Columna: El Quinto Patio
Fábulas de un gallinero
/Por Carolina Vásquez Araya/
Era la más suculenta y todos querían apoderarse de ella. Era la gallina de los huevos de oro.
Entre errores y palos de ciego, el virus invisible y mortífero se fue deslizando, sin mayores obstáculos, por todos los resquicios de este enorme patio de gallineros en donde vivimos, gracias a la oportuna confusión de los ignorantes mandamases del lugar. Digamos que están confusos ante este enemigo que nadie logra capturar, porque afirmar que lo hayan introducido a propósito –aunque algo de eso se rumora en algunos círculos- constituye una afrenta contra el buen espíritu y la transparente conciencia de los amos del planeta, lo cual ha sido aclarado ante los medios en un tono de justa indignación. En fin, el asunto es que ahora ya nadie está fuera de peligro. El bicho innombrable logró introducirse sin mayor problema hasta en las cortes celestiales y mandó a la cama a príncipes y ministros, pero también a millones de aves menos afortunadas.

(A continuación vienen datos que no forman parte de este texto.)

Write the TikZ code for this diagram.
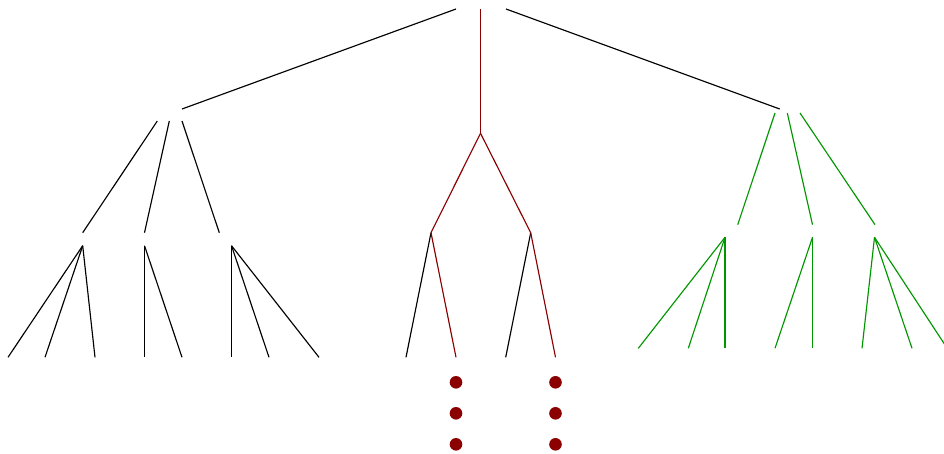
\documentclass[tikz,border=0pt]{standalone}
\definecolor{pathred}{RGB}{139,0,0}
\definecolor{treegreen}{RGB}{0,150,0}
\tikzset{
  branch/.style={draw=black, line width=1.15pt},
  redbranch/.style={draw=pathred, line width=1.15pt},
  greenbranch/.style={draw=treegreen, line width=1.15pt},
  ellipsisdot/.style={circle, fill=pathred, draw=none, inner sep=0pt, minimum size=12.6pt}
}
\begin{document}
\begin{tikzpicture}[x=1pt, y=-1pt]
\useasboundingbox (0,0) rectangle (944,453);
\clip (0,0) rectangle (944,453);

% root: three edge anchors along its lower side
\coordinate (r-sw) at (456,9);
\coordinate (r-s)  at (480.5,9);
\coordinate (r-se) at (506,9);

% left child
\coordinate (l-in) at (182,109);
\coordinate (l-a)  at (157.3,121);
\coordinate (l-b)  at (169.3,121);
\coordinate (l-c)  at (182,121);

% middle child (highlighted path)
\coordinate (m) at (480.5,133.3);

% right child
\coordinate (g-in) at (779.7,109);
\coordinate (g-a)  at (775,113);
\coordinate (g-b)  at (787.3,113);
\coordinate (g-c)  at (800,113);

% third level, left subtree
\coordinate (la-in) at (82.7,232.7);   \coordinate (la) at (82.7,245.7);
\coordinate (lb-in) at (144.5,232.7);  \coordinate (lb) at (144.5,245.7);
\coordinate (lc-in) at (219.3,232.7);  \coordinate (lc) at (231.5,245.7);

% third level, middle subtree
\coordinate (ma) at (431,232.7);
\coordinate (mb) at (530.7,232.7);

% third level, right subtree
\coordinate (ga-in) at (737.7,224.7);  \coordinate (ga) at (725,237.3);
\coordinate (gb-in) at (812.5,224.7);  \coordinate (gb) at (812.5,237.3);
\coordinate (gc-in) at (875,224.7);    \coordinate (gc) at (874.5,237.3);

% leaves, left subtree
\coordinate (la1) at (8,357.3);    \coordinate (la2) at (45,357.3);   \coordinate (la3) at (95,357.3);
\coordinate (lb1) at (144.5,357.3);\coordinate (lb2) at (182,357.3);
\coordinate (lc1) at (231.5,357.3);\coordinate (lc2) at (269,357.3);  \coordinate (lc3) at (319,357.3);

% leaves, middle subtree
\coordinate (ma1) at (406,357.3);  \coordinate (ma2) at (456,357.3);
\coordinate (mb1) at (505.7,357.3);\coordinate (mb2) at (555.5,357.3);

% leaves, right subtree
\coordinate (ga1) at (638.3,348.3);\coordinate (ga2) at (688.3,348.3);\coordinate (ga3) at (725,348.3);
\coordinate (gb1) at (775,348.3);  \coordinate (gb2) at (812.5,348.3);
\coordinate (gc1) at (862,348.3);  \coordinate (gc2) at (912,348.3);  \coordinate (gc3) at (947.2,348.3);

% root edges
\draw[branch] (r-sw) -- (l-in);
\draw[redbranch] (r-s) -- (m);
\draw[branch] (r-se) -- (g-in);

% left subtree
\draw[branch] (l-a) -- (la-in);
\draw[branch] (l-b) -- (lb-in);
\draw[branch] (l-c) -- (lc-in);
\draw[branch] (la) -- (la1);
\draw[branch] (la) -- (la2);
\draw[branch] (la) -- (la3);
\draw[branch] (lb) -- (lb1);
\draw[branch] (lb) -- (lb2);
\draw[branch] (lc) -- (lc1);
\draw[branch] (lc) -- (lc2);
\draw[branch] (lc) -- (lc3);

% middle subtree
\draw[redbranch] (m) -- (ma);
\draw[redbranch] (m) -- (mb);
\draw[branch] (ma) -- (ma1);
\draw[redbranch] (ma) -- (ma2);
\draw[branch] (mb) -- (mb1);
\draw[redbranch] (mb) -- (mb2);

% right subtree
\draw[greenbranch] (g-a) -- (ga-in);
\draw[greenbranch] (g-b) -- (gb-in);
\draw[greenbranch] (g-c) -- (gc-in);
\draw[greenbranch] (ga) -- (ga1);
\draw[greenbranch] (ga) -- (ga2);
\draw[greenbranch] (ga) -- (ga3);
\draw[greenbranch] (gb) -- (gb1);
\draw[greenbranch] (gb) -- (gb2);
\draw[greenbranch] (gc) -- (gc1);
\draw[greenbranch] (gc) -- (gc2);
\draw[greenbranch] (gc) -- (gc3);

% vertical ellipses below the highlighted leaves
\foreach \x/\n in {456/a, 555.5/b}{
  \node[ellipsisdot] (dot\n1) at (\x,382.3) {};
  \node[ellipsisdot] (dot\n2) at (\x,413.3) {};
  \node[ellipsisdot] (dot\n3) at (\x,444.3) {};
}
\end{tikzpicture}
\end{document}
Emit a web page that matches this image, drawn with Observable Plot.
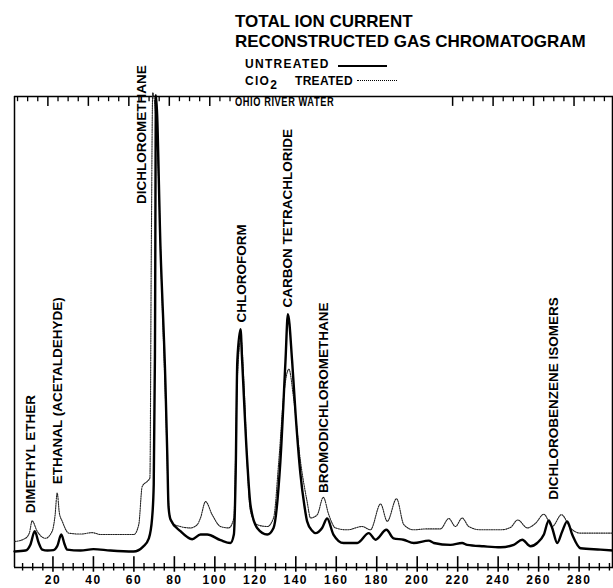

El gallo más altanero e impertinente aprovechó su gran influencia y, aunque la prensa no le soporta sus arrebatos, consiguió suficiente audiencia para emitir con absoluta seguridad toda clase de hipótesis, a cual más descabellada. Comenzó afirmando su convencimiento de tener información fidedigna sobre el origen del mal y luego prometió una vacuna “exprés” para antes de fin de año. Es decir el bicho, según este arrogante plumífero, tenía su origen en un gallinero enemigo por allá muy lejos de sus territorios. Después lo negó, pero el daño ya estaba hecho y todos repitieron el cuento hasta cansarse, a pesar de los esfuerzos de otros gallos más sabios para detener especulaciones peligrosas y la maledicencia de las cortes. Sin embargo, poco a poco y en una confusión absoluta, los gallitos menores comenzaron a repetir las consignas del gallo mayor y en todos los gallineros reinó una total confusión porque nadie sabía con certeza cuál era el camino a seguir.
A todo esto, las pobres aves habitantes de los niveles inferiores de los gallineros, comenzaron a darse cuenta de que pasaba el tiempo y nadie sabía con certeza qué hacer para parar los contagios y salvarse de morir asfixiadas. Las encerraron, separaron a las contagiadas, ordenaron el confinamiento con horarios estrictos, las obligaron a cubrirse el pico y les impidieron salir a comer. Nada de eso funcionó y, entonces, preocupados los mandamases por la pérdida de ingresos, relajaron las restricciones pero sin haber investigado si servían de algo o no. En fin, que pasaron los meses y no había manera de saber cómo manejar la crisis.
A todo esto, los más ricos y poderosos empezaron a perseguir a la gallina de los huevos de oro: la vacuna. Conscientes de la importancia de esa faena, no dudaron ni un instante en establecer tratos e iniciar conciliábulos para negociar los beneficios más ventajosos de esa prometedora empresa. Que siguieran cayendo los pollitos y las ponedoras no representó preocupación alguna para estos grandes emprendedores, quienes vieron en la fabricación de la vacuna el negocio del siglo y decidieron agenciarse la exclusividad y, por supuesto, con ella los enormes beneficios de este posible y trascendental descubrimiento.
En fin, la vacuna inexistente ya ha causado revuelo de plumas por aquí y por allá con la promesa de una inmunidad no garantizada y la cual ¡qué duda cabe! será tan cara como para resultar inaccesible a las capas pobres. Así las cosas, es fácil deducir cómo serán los meses futuros y quizá los años venideros mientras los gallos más gallos se siguen recetando todos los privilegios gracias a que tienen -y siempre han tenido- la sartén por el mango.
Las capas más pobres serán siempre las más desprotegidas.